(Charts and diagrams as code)

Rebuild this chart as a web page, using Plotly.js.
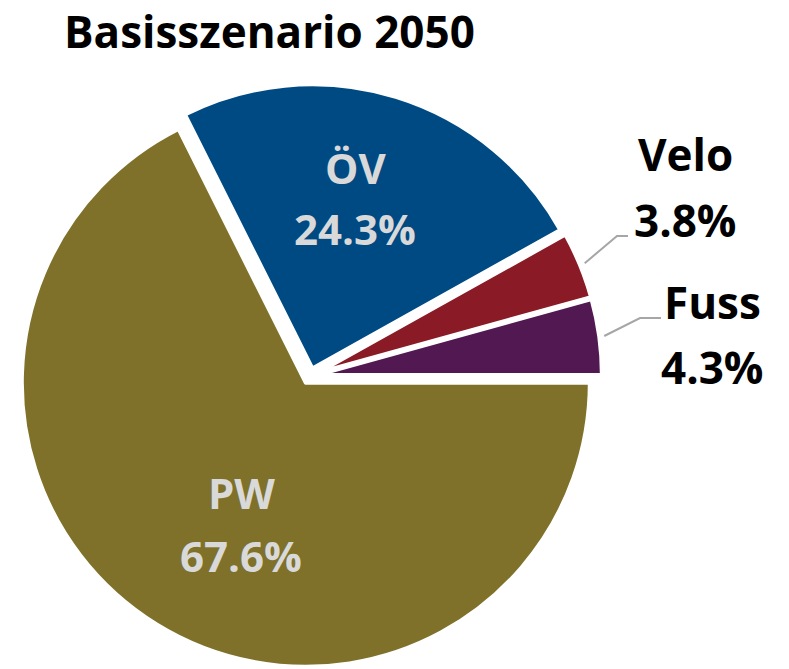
<!DOCTYPE html>
<html>
<head>
<meta charset="utf-8">
<script src="https://cdn.plot.ly/plotly-3.0.1.min.js"></script>
<style>html,body{margin:0;padding:0;background:#fff;}#chart{width:789px;height:669px;}</style>
</head>
<body>
<div id="chart"></div>
<script>
// ---- data ----
var categories = ["Fuss", "Velo", "ÖV", "PW"];
var shares = [4.3, 3.8, 24.3, 67.6];
var sliceColors = ["#521852", "#8a1b26", "#004a84", "#7f7129"];
var chartTitle = "Basisszenario 2050";

// ---- geometry (layout) ----
var W = 789, H = 669;
var CX = 310, CY = 376, R = 284, PULL = 0.028;
var half = R * (1 + PULL);
var FONT = "Open Sans, Lato, sans-serif";

var total = shares.reduce(function (a, b) { return a + b; }, 0);

var trace = {
  type: "pie",
  labels: categories,
  values: shares,
  sort: false,
  direction: "counterclockwise",
  // first slice (Fuss) begins at 3 o'clock and runs counterclockwise
  rotation: 90 - 360 * shares[0] / total,
  pull: PULL,
  marker: { colors: sliceColors, line: { color: "#ffffff", width: 4 } },
  textinfo: "none",
  hoverinfo: "label+percent",
  showlegend: false,
  domain: {
    x: [(CX - half) / W, (CX + half) / W],
    y: [(H - (CY + half)) / H, (H - (CY - half)) / H]
  }
};

function midAngle(i) {
  var before = 0;
  for (var k = 0; k < i; k++) before += shares[k];
  return (before + shares[i] / 2) / total * 2 * Math.PI; // ccw from 3 o'clock
}
function px2paper(x, y) { return [x / W, 1 - y / H]; }
function pctText(i) { return (shares[i] / total * 100).toFixed(1) + "%"; }

// label placement (layout): text anchor pixels for name line and percent line
var labelPlaces = [
  { idx: 0, x: 712, nameY: 302, pctY: 367, color: "#000000", size: 44,
    leader: { elbow: [640, 318], end: [661, 318] } },
  { idx: 1, x: 685, nameY: 154, pctY: 220, color: "#000000", size: 44,
    leader: { elbow: [617, 236], end: [628, 236] } },
  { idx: 2, x: 355, nameY: 167, pctY: 229, color: "#d9d9d9", size: 42 },
  { idx: 3, x: 241, nameY: 492, pctY: 555, color: "#d9d9d9", size: 42 }
];

var annotations = [], shapes = [];
labelPlaces.forEach(function (o) {
  var f = { family: FONT, size: o.size, color: o.color, weight: 700 };
  var n = px2paper(o.x, o.nameY), p = px2paper(o.x, o.pctY);
  annotations.push({
    xref: "paper", yref: "paper", x: n[0], y: n[1], xanchor: "center", yanchor: "middle",
    showarrow: false, text: categories[o.idx], font: f
  });
  annotations.push({
    xref: "paper", yref: "paper", x: p[0], y: p[1], xanchor: "center", yanchor: "middle",
    showarrow: false, text: pctText(o.idx), font: f
  });
  if (o.leader) {
    var a = midAngle(o.idx);
    var rr = half + 5;
    var sx = CX + rr * Math.cos(a), sy = CY - rr * Math.sin(a);
    var p0 = px2paper(sx, sy), p1 = px2paper(o.leader.elbow[0], o.leader.elbow[1]),
        p2 = px2paper(o.leader.end[0], o.leader.end[1]);
    shapes.push({
      type: "path", xref: "paper", yref: "paper",
      path: "M " + p0[0] + "," + p0[1] + " L " + p1[0] + "," + p1[1] + " L " + p2[0] + "," + p2[1],
      line: { color: "#a6a6a6", width: 2 }
    });
  }
});

var layout = {
  width: W, height: H,
  margin: { l: 0, r: 0, t: 0, b: 0 },
  paper_bgcolor: "#ffffff",
  title: {
    text: chartTitle,
    x: 64 / W, xanchor: "left", xref: "paper",
    y: 1 - 33 / H, yanchor: "middle", yref: "container",
    font: { family: FONT, size: 44, color: "#000000", weight: 700 }
  },
  annotations: annotations,
  shapes: shapes
};

Plotly.newPlot("chart", [trace], layout, { displayModeBar: false, staticPlot: true });
</script>
</body>
</html>
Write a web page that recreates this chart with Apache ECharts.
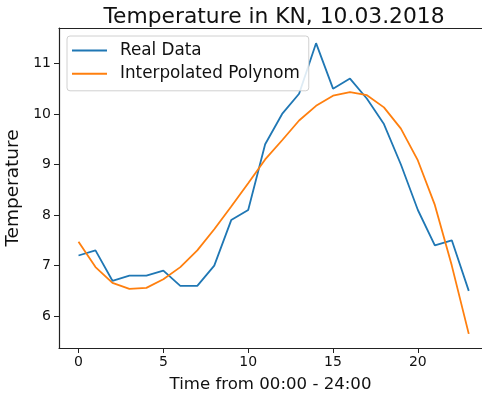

Description of the task -
Quote the material in full and exactly; do not carry over its pictures.

Result of this exercise -
Rebuild this chart as a web page, using Plotly.js.
<!DOCTYPE html>
<html>
<head>
<meta charset="utf-8">
<script src="https://cdn.plot.ly/plotly-3.0.1.min.js"></script>
<style>html,body{margin:0;padding:0;background:#fff;}#chart{width:789px;height:669px;}</style>
</head>
<body>
<div id="chart"></div>
<script>
// ---- data ----
var categories = ["Fuss", "Velo", "ÖV", "PW"];
var shares = [4.3, 3.8, 24.3, 67.6];
var sliceColors = ["#521852", "#8a1b26", "#004a84", "#7f7129"];
var chartTitle = "Basisszenario 2050";

// ---- geometry (layout) ----
var W = 789, H = 669;
var CX = 310, CY = 376, R = 284, PULL = 0.028;
var half = R * (1 + PULL);
var FONT = "Open Sans, Lato, sans-serif";

var total = shares.reduce(function (a, b) { return a + b; }, 0);

var trace = {
  type: "pie",
  labels: categories,
  values: shares,
  sort: false,
  direction: "counterclockwise",
  // first slice (Fuss) begins at 3 o'clock and runs counterclockwise
  rotation: 90 - 360 * shares[0] / total,
  pull: PULL,
  marker: { colors: sliceColors, line: { color: "#ffffff", width: 4 } },
  textinfo: "none",
  hoverinfo: "label+percent",
  showlegend: false,
  domain: {
    x: [(CX - half) / W, (CX + half) / W],
    y: [(H - (CY + half)) / H, (H - (CY - half)) / H]
  }
};

function midAngle(i) {
  var before = 0;
  for (var k = 0; k < i; k++) before += shares[k];
  return (before + shares[i] / 2) / total * 2 * Math.PI; // ccw from 3 o'clock
}
function px2paper(x, y) { return [x / W, 1 - y / H]; }
function pctText(i) { return (shares[i] / total * 100).toFixed(1) + "%"; }

// label placement (layout): text anchor pixels for name line and percent line
var labelPlaces = [
  { idx: 0, x: 712, nameY: 302, pctY: 367, color: "#000000", size: 44,
    leader: { elbow: [640, 318], end: [661, 318] } },
  { idx: 1, x: 685, nameY: 154, pctY: 220, color: "#000000", size: 44,
    leader: { elbow: [617, 236], end: [628, 236] } },
  { idx: 2, x: 355, nameY: 167, pctY: 229, color: "#d9d9d9", size: 42 },
  { idx: 3, x: 241, nameY: 492, pctY: 555, color: "#d9d9d9", size: 42 }
];

var annotations = [], shapes = [];
labelPlaces.forEach(function (o) {
  var f = { family: FONT, size: o.size, color: o.color, weight: 700 };
  var n = px2paper(o.x, o.nameY), p = px2paper(o.x, o.pctY);
  annotations.push({
    xref: "paper", yref: "paper", x: n[0], y: n[1], xanchor: "center", yanchor: "middle",
    showarrow: false, text: categories[o.idx], font: f
  });
  annotations.push({
    xref: "paper", yref: "paper", x: p[0], y: p[1], xanchor: "center", yanchor: "middle",
    showarrow: false, text: pctText(o.idx), font: f
  });
  if (o.leader) {
    var a = midAngle(o.idx);
    var rr = half + 5;
    var sx = CX + rr * Math.cos(a), sy = CY - rr * Math.sin(a);
    var p0 = px2paper(sx, sy), p1 = px2paper(o.leader.elbow[0], o.leader.elbow[1]),
        p2 = px2paper(o.leader.end[0], o.leader.end[1]);
    shapes.push({
      type: "path", xref: "paper", yref: "paper",
      path: "M " + p0[0] + "," + p0[1] + " L " + p1[0] + "," + p1[1] + " L " + p2[0] + "," + p2[1],
      line: { color: "#a6a6a6", width: 2 }
    });
  }
});

var layout = {
  width: W, height: H,
  margin: { l: 0, r: 0, t: 0, b: 0 },
  paper_bgcolor: "#ffffff",
  title: {
    text: chartTitle,
    x: 64 / W, xanchor: "left", xref: "paper",
    y: 1 - 33 / H, yanchor: "middle", yref: "container",
    font: { family: FONT, size: 44, color: "#000000", weight: 700 }
  },
  annotations: annotations,
  shapes: shapes
};

Plotly.newPlot("chart", [trace], layout, { displayModeBar: false, staticPlot: true });
</script>
</body>
</html>
Write a web page that recreates this chart with Apache ECharts.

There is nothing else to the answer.